- [What the exercise asks]:
Copy out each line exactly; pictures stay out of the copy.

= = = = =

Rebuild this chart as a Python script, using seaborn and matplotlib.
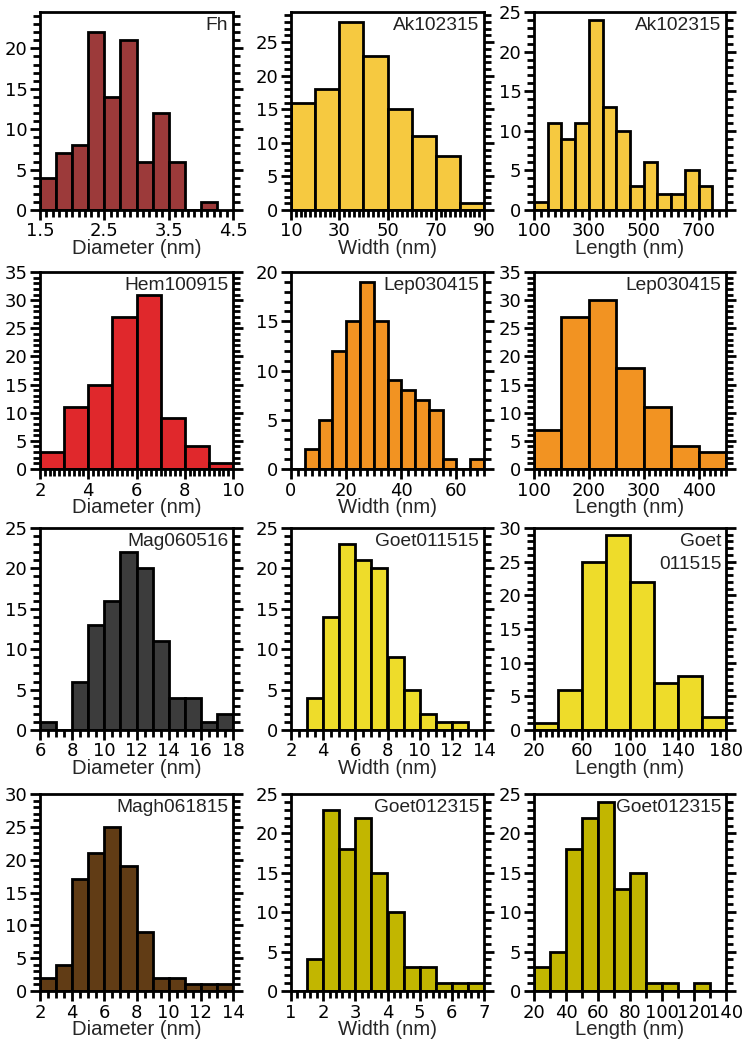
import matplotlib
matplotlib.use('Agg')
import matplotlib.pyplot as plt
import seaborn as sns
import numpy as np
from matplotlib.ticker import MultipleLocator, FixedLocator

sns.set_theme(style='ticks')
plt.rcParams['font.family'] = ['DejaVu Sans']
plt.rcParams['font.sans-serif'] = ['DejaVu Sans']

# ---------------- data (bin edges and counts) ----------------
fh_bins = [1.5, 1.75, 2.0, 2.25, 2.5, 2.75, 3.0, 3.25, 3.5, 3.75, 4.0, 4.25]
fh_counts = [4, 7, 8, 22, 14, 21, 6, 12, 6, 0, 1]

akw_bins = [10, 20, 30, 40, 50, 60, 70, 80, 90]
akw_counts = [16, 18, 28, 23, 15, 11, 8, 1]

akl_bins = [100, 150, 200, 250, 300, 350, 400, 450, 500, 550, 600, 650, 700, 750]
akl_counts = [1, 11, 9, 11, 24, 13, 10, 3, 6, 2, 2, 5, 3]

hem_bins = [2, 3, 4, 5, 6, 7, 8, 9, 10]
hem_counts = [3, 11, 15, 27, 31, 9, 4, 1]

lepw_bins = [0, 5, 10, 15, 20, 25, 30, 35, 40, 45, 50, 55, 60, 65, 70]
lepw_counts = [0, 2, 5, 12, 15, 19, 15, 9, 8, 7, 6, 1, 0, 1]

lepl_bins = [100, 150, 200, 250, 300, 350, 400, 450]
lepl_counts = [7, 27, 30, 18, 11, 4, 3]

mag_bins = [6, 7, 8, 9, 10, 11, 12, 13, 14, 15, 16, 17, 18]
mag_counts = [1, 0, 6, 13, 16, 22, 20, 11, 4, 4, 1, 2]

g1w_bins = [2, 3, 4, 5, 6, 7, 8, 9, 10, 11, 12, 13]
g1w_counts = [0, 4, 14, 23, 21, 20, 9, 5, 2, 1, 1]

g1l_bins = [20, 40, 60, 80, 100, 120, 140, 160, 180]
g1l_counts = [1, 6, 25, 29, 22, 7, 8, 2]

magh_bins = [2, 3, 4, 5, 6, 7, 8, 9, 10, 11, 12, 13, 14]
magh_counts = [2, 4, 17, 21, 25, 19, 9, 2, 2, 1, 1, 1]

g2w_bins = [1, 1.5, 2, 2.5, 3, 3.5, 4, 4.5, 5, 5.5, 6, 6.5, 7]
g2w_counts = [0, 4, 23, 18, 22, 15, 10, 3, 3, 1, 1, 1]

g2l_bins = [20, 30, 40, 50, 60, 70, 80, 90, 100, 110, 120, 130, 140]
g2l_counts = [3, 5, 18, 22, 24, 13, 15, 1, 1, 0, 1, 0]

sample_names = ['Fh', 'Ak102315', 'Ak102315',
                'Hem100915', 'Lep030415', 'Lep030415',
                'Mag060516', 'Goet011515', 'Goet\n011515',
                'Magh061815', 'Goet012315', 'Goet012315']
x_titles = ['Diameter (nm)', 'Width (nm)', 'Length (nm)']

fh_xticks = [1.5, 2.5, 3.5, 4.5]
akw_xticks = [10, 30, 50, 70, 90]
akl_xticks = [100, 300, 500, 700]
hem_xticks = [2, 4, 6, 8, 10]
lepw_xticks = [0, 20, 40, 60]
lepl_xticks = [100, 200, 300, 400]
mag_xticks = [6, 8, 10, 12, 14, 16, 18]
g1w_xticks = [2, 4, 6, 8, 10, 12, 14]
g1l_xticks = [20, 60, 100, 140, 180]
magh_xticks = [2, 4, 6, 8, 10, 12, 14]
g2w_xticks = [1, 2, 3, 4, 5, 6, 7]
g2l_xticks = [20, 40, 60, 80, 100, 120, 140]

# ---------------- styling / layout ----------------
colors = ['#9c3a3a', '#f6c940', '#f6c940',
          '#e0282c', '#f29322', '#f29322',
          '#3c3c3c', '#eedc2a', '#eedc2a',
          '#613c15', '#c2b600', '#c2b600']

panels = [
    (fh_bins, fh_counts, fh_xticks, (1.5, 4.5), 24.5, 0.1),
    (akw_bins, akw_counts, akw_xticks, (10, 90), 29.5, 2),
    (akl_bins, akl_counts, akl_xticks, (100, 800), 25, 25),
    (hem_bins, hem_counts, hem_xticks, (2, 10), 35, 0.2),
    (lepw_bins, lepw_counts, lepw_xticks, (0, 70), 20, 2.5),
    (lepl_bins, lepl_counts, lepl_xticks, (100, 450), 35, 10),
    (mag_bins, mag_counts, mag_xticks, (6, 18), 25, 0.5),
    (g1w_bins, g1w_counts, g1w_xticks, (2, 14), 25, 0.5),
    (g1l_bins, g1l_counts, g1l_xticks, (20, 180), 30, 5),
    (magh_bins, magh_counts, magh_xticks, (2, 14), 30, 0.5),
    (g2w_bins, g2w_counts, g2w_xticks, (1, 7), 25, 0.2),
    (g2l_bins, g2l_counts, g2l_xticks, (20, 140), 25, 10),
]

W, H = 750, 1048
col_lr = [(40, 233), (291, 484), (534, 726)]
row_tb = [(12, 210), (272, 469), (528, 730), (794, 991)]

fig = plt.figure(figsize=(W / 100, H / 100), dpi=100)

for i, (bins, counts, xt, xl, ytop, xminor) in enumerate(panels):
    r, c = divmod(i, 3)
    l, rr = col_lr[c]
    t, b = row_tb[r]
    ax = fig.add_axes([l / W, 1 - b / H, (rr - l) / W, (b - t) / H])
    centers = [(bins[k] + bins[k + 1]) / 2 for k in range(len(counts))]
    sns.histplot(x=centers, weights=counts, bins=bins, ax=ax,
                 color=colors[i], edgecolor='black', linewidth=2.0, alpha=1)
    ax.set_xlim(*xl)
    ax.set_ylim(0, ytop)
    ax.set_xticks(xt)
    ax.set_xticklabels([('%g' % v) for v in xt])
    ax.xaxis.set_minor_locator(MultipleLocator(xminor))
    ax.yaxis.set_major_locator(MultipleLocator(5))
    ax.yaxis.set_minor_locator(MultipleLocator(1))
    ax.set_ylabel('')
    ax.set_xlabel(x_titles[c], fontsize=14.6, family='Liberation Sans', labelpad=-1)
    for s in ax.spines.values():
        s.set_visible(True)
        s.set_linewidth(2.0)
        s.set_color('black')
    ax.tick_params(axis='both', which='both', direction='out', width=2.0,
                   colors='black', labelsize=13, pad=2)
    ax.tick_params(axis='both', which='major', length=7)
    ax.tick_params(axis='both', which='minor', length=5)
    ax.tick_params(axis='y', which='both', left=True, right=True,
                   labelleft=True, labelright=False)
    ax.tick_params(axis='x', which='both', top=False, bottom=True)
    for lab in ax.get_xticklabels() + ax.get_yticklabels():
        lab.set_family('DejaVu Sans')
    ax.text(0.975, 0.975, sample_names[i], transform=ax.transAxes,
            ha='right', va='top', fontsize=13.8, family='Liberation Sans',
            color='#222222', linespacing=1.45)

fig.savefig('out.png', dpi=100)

= = = = =

- [Completed exercise]:
Rebuild this chart as a Python script, using seaborn and matplotlib.
import matplotlib
matplotlib.use('Agg')
import matplotlib.pyplot as plt
import seaborn as sns
import numpy as np
from matplotlib.ticker import MultipleLocator, FixedLocator

sns.set_theme(style='ticks')
plt.rcParams['font.family'] = ['DejaVu Sans']
plt.rcParams['font.sans-serif'] = ['DejaVu Sans']

# ---------------- data (bin edges and counts) ----------------
fh_bins = [1.5, 1.75, 2.0, 2.25, 2.5, 2.75, 3.0, 3.25, 3.5, 3.75, 4.0, 4.25]
fh_counts = [4, 7, 8, 22, 14, 21, 6, 12, 6, 0, 1]

akw_bins = [10, 20, 30, 40, 50, 60, 70, 80, 90]
akw_counts = [16, 18, 28, 23, 15, 11, 8, 1]

akl_bins = [100, 150, 200, 250, 300, 350, 400, 450, 500, 550, 600, 650, 700, 750]
akl_counts = [1, 11, 9, 11, 24, 13, 10, 3, 6, 2, 2, 5, 3]

hem_bins = [2, 3, 4, 5, 6, 7, 8, 9, 10]
hem_counts = [3, 11, 15, 27, 31, 9, 4, 1]

lepw_bins = [0, 5, 10, 15, 20, 25, 30, 35, 40, 45, 50, 55, 60, 65, 70]
lepw_counts = [0, 2, 5, 12, 15, 19, 15, 9, 8, 7, 6, 1, 0, 1]

lepl_bins = [100, 150, 200, 250, 300, 350, 400, 450]
lepl_counts = [7, 27, 30, 18, 11, 4, 3]

mag_bins = [6, 7, 8, 9, 10, 11, 12, 13, 14, 15, 16, 17, 18]
mag_counts = [1, 0, 6, 13, 16, 22, 20, 11, 4, 4, 1, 2]

g1w_bins = [2, 3, 4, 5, 6, 7, 8, 9, 10, 11, 12, 13]
g1w_counts = [0, 4, 14, 23, 21, 20, 9, 5, 2, 1, 1]

g1l_bins = [20, 40, 60, 80, 100, 120, 140, 160, 180]
g1l_counts = [1, 6, 25, 29, 22, 7, 8, 2]

magh_bins = [2, 3, 4, 5, 6, 7, 8, 9, 10, 11, 12, 13, 14]
magh_counts = [2, 4, 17, 21, 25, 19, 9, 2, 2, 1, 1, 1]

g2w_bins = [1, 1.5, 2, 2.5, 3, 3.5, 4, 4.5, 5, 5.5, 6, 6.5, 7]
g2w_counts = [0, 4, 23, 18, 22, 15, 10, 3, 3, 1, 1, 1]

g2l_bins = [20, 30, 40, 50, 60, 70, 80, 90, 100, 110, 120, 130, 140]
g2l_counts = [3, 5, 18, 22, 24, 13, 15, 1, 1, 0, 1, 0]

sample_names = ['Fh', 'Ak102315', 'Ak102315',
                'Hem100915', 'Lep030415', 'Lep030415',
                'Mag060516', 'Goet011515', 'Goet\n011515',
                'Magh061815', 'Goet012315', 'Goet012315']
x_titles = ['Diameter (nm)', 'Width (nm)', 'Length (nm)']

fh_xticks = [1.5, 2.5, 3.5, 4.5]
akw_xticks = [10, 30, 50, 70, 90]
akl_xticks = [100, 300, 500, 700]
hem_xticks = [2, 4, 6, 8, 10]
lepw_xticks = [0, 20, 40, 60]
lepl_xticks = [100, 200, 300, 400]
mag_xticks = [6, 8, 10, 12, 14, 16, 18]
g1w_xticks = [2, 4, 6, 8, 10, 12, 14]
g1l_xticks = [20, 60, 100, 140, 180]
magh_xticks = [2, 4, 6, 8, 10, 12, 14]
g2w_xticks = [1, 2, 3, 4, 5, 6, 7]
g2l_xticks = [20, 40, 60, 80, 100, 120, 140]

# ---------------- styling / layout ----------------
colors = ['#9c3a3a', '#f6c940', '#f6c940',
          '#e0282c', '#f29322', '#f29322',
          '#3c3c3c', '#eedc2a', '#eedc2a',
          '#613c15', '#c2b600', '#c2b600']

panels = [
    (fh_bins, fh_counts, fh_xticks, (1.5, 4.5), 24.5, 0.1),
    (akw_bins, akw_counts, akw_xticks, (10, 90), 29.5, 2),
    (akl_bins, akl_counts, akl_xticks, (100, 800), 25, 25),
    (hem_bins, hem_counts, hem_xticks, (2, 10), 35, 0.2),
    (lepw_bins, lepw_counts, lepw_xticks, (0, 70), 20, 2.5),
    (lepl_bins, lepl_counts, lepl_xticks, (100, 450), 35, 10),
    (mag_bins, mag_counts, mag_xticks, (6, 18), 25, 0.5),
    (g1w_bins, g1w_counts, g1w_xticks, (2, 14), 25, 0.5),
    (g1l_bins, g1l_counts, g1l_xticks, (20, 180), 30, 5),
    (magh_bins, magh_counts, magh_xticks, (2, 14), 30, 0.5),
    (g2w_bins, g2w_counts, g2w_xticks, (1, 7), 25, 0.2),
    (g2l_bins, g2l_counts, g2l_xticks, (20, 140), 25, 10),
]

W, H = 750, 1048
col_lr = [(40, 233), (291, 484), (534, 726)]
row_tb = [(12, 210), (272, 469), (528, 730), (794, 991)]

fig = plt.figure(figsize=(W / 100, H / 100), dpi=100)

for i, (bins, counts, xt, xl, ytop, xminor) in enumerate(panels):
    r, c = divmod(i, 3)
    l, rr = col_lr[c]
    t, b = row_tb[r]
    ax = fig.add_axes([l / W, 1 - b / H, (rr - l) / W, (b - t) / H])
    centers = [(bins[k] + bins[k + 1]) / 2 for k in range(len(counts))]
    sns.histplot(x=centers, weights=counts, bins=bins, ax=ax,
                 color=colors[i], edgecolor='black', linewidth=2.0, alpha=1)
    ax.set_xlim(*xl)
    ax.set_ylim(0, ytop)
    ax.set_xticks(xt)
    ax.set_xticklabels([('%g' % v) for v in xt])
    ax.xaxis.set_minor_locator(MultipleLocator(xminor))
    ax.yaxis.set_major_locator(MultipleLocator(5))
    ax.yaxis.set_minor_locator(MultipleLocator(1))
    ax.set_ylabel('')
    ax.set_xlabel(x_titles[c], fontsize=14.6, family='Liberation Sans', labelpad=-1)
    for s in ax.spines.values():
        s.set_visible(True)
        s.set_linewidth(2.0)
        s.set_color('black')
    ax.tick_params(axis='both', which='both', direction='out', width=2.0,
                   colors='black', labelsize=13, pad=2)
    ax.tick_params(axis='both', which='major', length=7)
    ax.tick_params(axis='both', which='minor', length=5)
    ax.tick_params(axis='y', which='both', left=True, right=True,
                   labelleft=True, labelright=False)
    ax.tick_params(axis='x', which='both', top=False, bottom=True)
    for lab in ax.get_xticklabels() + ax.get_yticklabels():
        lab.set_family('DejaVu Sans')
    ax.text(0.975, 0.975, sample_names[i], transform=ax.transAxes,
            ha='right', va='top', fontsize=13.8, family='Liberation Sans',
            color='#222222', linespacing=1.45)

fig.savefig('out.png', dpi=100)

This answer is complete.